Portanto, nesta questão, tudo merece ponderação e vários são os momentos a que temos de dar opinião, para se chegar ao fim do labirinto da paternidade. Porque é de facto um labirinto. Para os pais, para todos os pais, para toda a sociedade humana. Esta, no século XXI, tem valores actualizados: o sucesso individual e profissional, a monoparentalidade, a erosão da autoridade, a liberdade familiar, a convivência periódica (não diária) dos filhos com os pais, etc. Há assim carências psicológicas que a lei não consegue suprir, nem deve. Mas a lei, a justiça, pode fazer algo que dificilmente outros farão por ela com a mesma força social: dar a uma criança, até mesmo a qualquer pessoa, a possibilidade de ter outro(s) pai(s), segundo cuidada e rigorosa casuística, e assim de lhe não ser negada a oportunidade justificada de ser um pouco mais feliz, havendo previamente pessoas que já o fazem.
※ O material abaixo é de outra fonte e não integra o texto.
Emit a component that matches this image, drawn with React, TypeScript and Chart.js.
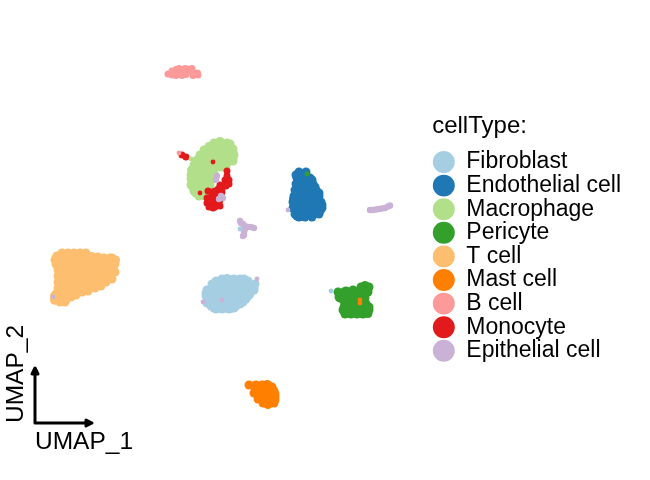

Ter outros pais não é ter um só pai, ou pais alternativos ou subsidiários, como parece ser a lógica de toda a legislação da família portuguesa (que acho-a justificada apenas para os casos criminosos). É haver outros pais complementares, com direitos e deveres. E estou mais do que convencido que a lei vai necessariamente caminhar para aí, mesmo que não seja na minha geração. Sem mais, pela constatação óbvia de que ela ocorre há décadas, de facto, na realidade social.
Nota: como notaram, não faço distinção de género nas palavras “pais” ou “pai”, excepto numa referência no post à conjugalidade.
1 comentário:
Excelente texto e oportuna reflexão.